For two hours on Wednesday, lawmakers heard from a parade of Jewish students, each delivering the same message: They do not feel safe on their college campuses.

Speaking to a roundtable organized by the House Committee on Education & the Workforce, Jewish students from Harvard, the University of Pennsylvania, Massachusetts Institute of Technology, Columbia, Rutgers, Stanford, Tulane, Cooper Union and University of California, Berkeley spoke about about the harassment, threats and violence they’ve faced on their campuses since the Oct. 7 attack on Israel.

The students’ accounts were all remarkably similar, despite coming from a range of locations and school types, including openly antisemitic taunts and harassment, angry mobs rampaging through campus and overtaking campus buildings, vandalism and in some cases threats of or actual incidents of violence, all going largely or completely unaddressed by university administrators and campus police, despite repeated and sustained pleas from the students for help and support. 

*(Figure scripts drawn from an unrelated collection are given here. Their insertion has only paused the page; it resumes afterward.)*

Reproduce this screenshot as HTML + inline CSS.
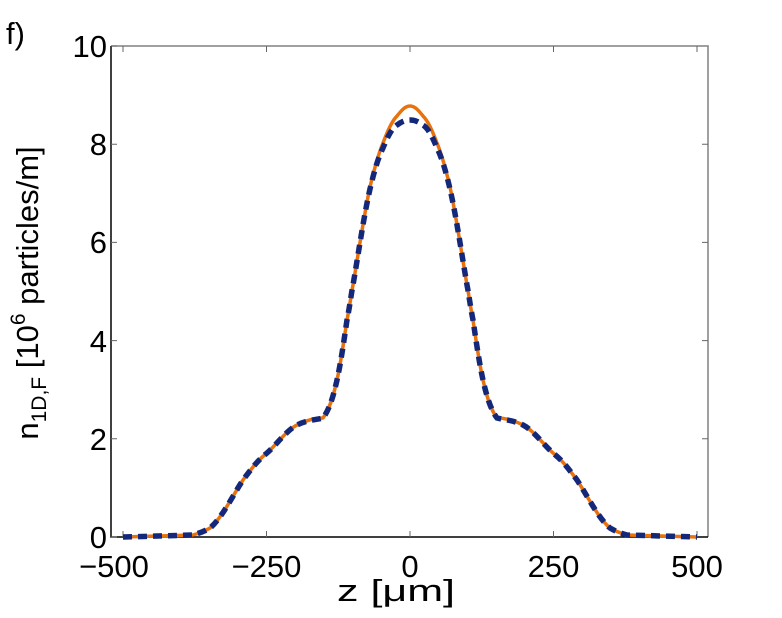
<!DOCTYPE html>
<html><head><style>body{margin:0;background:#fff}</style></head><body>
<svg width="782" height="613" xmlns="http://www.w3.org/2000/svg" font-family="Liberation Sans, sans-serif">
<rect width="782" height="613" fill="#fff"/>
<text x="6" y="44" font-size="31">f)</text>
<g stroke="#808080" stroke-width="1.5" fill="none">
<path d="M111,46 H708 V537"/>
</g>
<g stroke="#000" stroke-width="1.5" fill="none">
<path d="M111,46 V537 H708"/>
</g>
<g stroke="#666" stroke-width="1">
<path d="M123,537v-6M266.5,537v-6M410,537v-6M553.5,537v-6M697,537v-6M123,46v6M266.5,46v6M410,46v6M553.5,46v6M697,46v6"/>
<path d="M111,537h6M111,438.8h6M111,340.6h6M111,242.4h6M111,144.2h6M111,46h6M708,438.8h-6M708,340.6h-6M708,242.4h-6M708,144.2h-6"/>
</g>
<g font-size="31" text-anchor="end">
<text x="107" y="548">0</text><text x="107" y="450">2</text><text x="107" y="352">4</text>
<text x="107" y="253">6</text><text x="107" y="155">8</text><text x="107" y="57">10</text>
</g>
<g font-size="31" text-anchor="middle">
<text x="114" y="577">−500</text><text x="266.5" y="577">−250</text><text x="410" y="577">0</text>
<text x="553.5" y="577">250</text><text x="697" y="577">500</text>
<text x="396" y="601" textLength="118" lengthAdjust="spacingAndGlyphs">z [μm]</text>
</g>
<text transform="translate(38,293) rotate(-90)" font-size="31" text-anchor="middle">n<tspan font-size="21" dy="8">1D,F</tspan><tspan dy="-8"> [10</tspan><tspan font-size="21" dy="-13">6</tspan><tspan dy="13"> particles/m]</tspan></text>
<path fill="none" stroke="#e8720c" stroke-width="3.5" stroke-linejoin="round" d="M123,537 L193,535 C200,533 205,531 210,528 C222,518 233,495 243,480 C252,468 258,460 267,453 C277,444 287,430 297,425 C307,420 315,418 323,418 C329,410 333,398 337,380 C341,362 344,340 347,320 C350,305 351,295 353,285 C359,250 364,215 370,187 C374,170 378,155 383,143 C388,130 392,121 397,116 C401,111 405,106 410,106 C415,106 419,111 423,116 C428,121 432,130 437,143 C442,155 446,170 450,187 C456,215 461,250 467,285 C469,295 470,305 473,320 C476,340 479,362 483,380 C487,398 491,410 497,418 C505,418 513,420 523,425 C533,430 543,444 553,453 C562,460 568,468 577,480 C587,495 598,518 610,528 C615,531 620,533 627,535 L697,537"/>
<path fill="none" stroke="#13287a" stroke-width="5.5" stroke-dasharray="9,6" d="M123,537 L193,535 C200,533 205,531 210,528 C222,518 233,495 243,480 C252,468 258,460 267,453 C277,444 287,430 297,425 C307,420 315,420 323,418 C329,410 333,398 337,380 C341,362 344,340 347,320 C350,305 351,295 353,285 C359,250 364,215 370,189 C374,172 378,158 383,148 C388,136 392,128 397,125 C401,122 405,120 410,120 C415,120 419,122 423,125 C428,128 432,136 437,148 C442,158 446,172 450,189 C456,215 461,250 467,285 C469,295 470,305 473,320 C476,340 479,362 483,380 C487,398 491,410 497,418 C505,420 513,420 523,425 C533,430 543,444 553,453 C562,460 568,468 577,480 C587,495 598,518 610,528 C615,531 620,533 627,535 L697,537"/>
</svg>
</body></html>
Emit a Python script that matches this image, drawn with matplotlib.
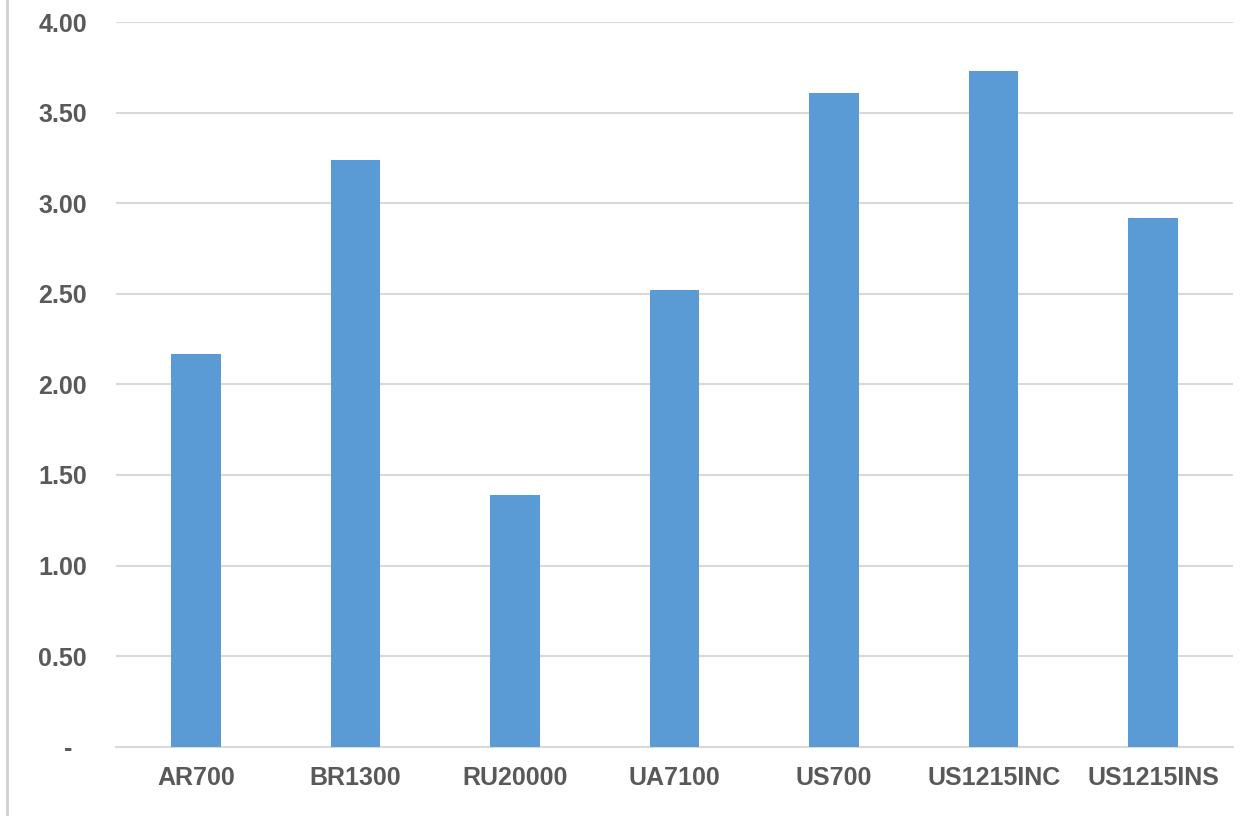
import matplotlib
matplotlib.use("Agg")
import matplotlib.pyplot as plt
from matplotlib.lines import Line2D

# series values per product
products = ["AR700", "BR1300", "RU20000", "UA7100", "US700", "US1215INC", "US1215INS"]
values = [2.17, 3.24, 1.39, 2.52, 3.61, 3.73, 2.92]
yticks = [0.0, 0.5, 1.0, 1.5, 2.0, 2.5, 3.0, 3.5, 4.0]
ytick_labels = ["-  ", "0.50", "1.00", "1.50", "2.00", "2.50", "3.00", "3.50", "4.00"]

BAR = "#5B9BD5"
GRID = "#D9D9D9"
TEXT = "#595959"

plt.rcParams.update({
    "font.family": ["Liberation Sans", "DejaVu Sans"],
    "font.weight": "bold",
})

fig = plt.figure(figsize=(12.49, 8.16), dpi=100)
ax = fig.add_axes([0.0929, 0.0849, 0.8943, 0.888])

x = range(len(products))
ax.bar(x, values, width=0.31, color=BAR, zorder=3)

ax.set_xlim(-0.5, len(products) - 0.5)
ax.set_ylim(0, 4.0)
ax.set_yticks(yticks)
ax.set_yticklabels(ytick_labels)
ax.set_xticks(list(x))
ax.set_xticklabels(products)

ax.yaxis.grid(True, color=GRID, linewidth=1.5, zorder=0)
ax.set_axisbelow(True)
for side in ("top", "right", "left"):
    ax.spines[side].set_visible(False)
ax.spines["bottom"].set_color(GRID)
ax.spines["bottom"].set_linewidth(1.5)

ax.tick_params(axis="y", length=0, pad=21, labelsize=18, labelcolor=TEXT)
ax.tick_params(axis="x", length=0, pad=14, labelsize=18, labelcolor=TEXT)
for lbl in ax.get_xticklabels() + ax.get_yticklabels():
    lbl.set_fontweight("bold")

# thin frame edge on the left of the chart area
fig.add_artist(Line2D([7 / 1249, 7 / 1249], [0.0, 1.0], transform=fig.transFigure,
                      color="#D0D0D0", linewidth=2))

fig.savefig("out.png", dpi=100)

In some cases, the students said professors and administrators were complicit or actively involved in the antisemitic activity. Students said that they feared for their safety and even their lives.

The students, saying they felt abandoned by their universities and had no faith in them to act to protect them, pleaded for action from Congress. They said that they hoped their testimony could serve as a wakeup call to both Congress and the American public.

“As my friends from Harvard and UPenn can tell you, it doesn’t end simply because presidents are replaced. Systemic change is needed,” Kevin Feigelis, a Stanford student, said. “Universities have proven they have no intention of fixing themselves. It must be you, and it must be now.”

Shabbos Kestenbaum — a Harvard student who said he’d contacted the school’s antisemitism task force more than 40 times without a response and had been threatened in a video with a machete by a still-employed Harvard staff member — called Congress and the courts the students’ “last hope.”

Multiple students and lawmakers said that the current events on campus carry echoes of 1930s Germany or the pogroms in Russia.

Some suggested potential courses of action that Congress and other federal branches could take, including leveraging U.S. taxpayer funding or the schools’ tax-exempt statuses, placing third-party monitors on campus and enforcing diversity requirements in Middle East studies departments requiring them to include pro-Israel views.

Students from Harvard, Penn and MIT all said that little has changed on their campuses since last year’s blockbuster congressional hearing on campus antisemitism, which prompted the ouster of Harvard and Penn’s presidents.

Rep. Virginia Foxx (R-NC), the committee’s chair, vowed that she and her colleagues would not stop their efforts to tackle antisemitism on campus.

“I was very emotional,” Foxx told Jewish Insider, “I’m a mother and a grandmother. I have one grandchild who went to college and I’m not sure what I would have done if he had come home to say he felt threatened on his campus like these students feel threatened. No student on a college campus, in this country, in the year 2024, should feel threatened.”
Foxx said that the committee’s antisemitism investigation is proceeding deliberately, but that the schools will be held to account. The committee has already requested documents from Harvard, Penn and Columbia and has now subpoenaed Harvard. Foxx suggested that other schools whose students had appeared Thursday could be next.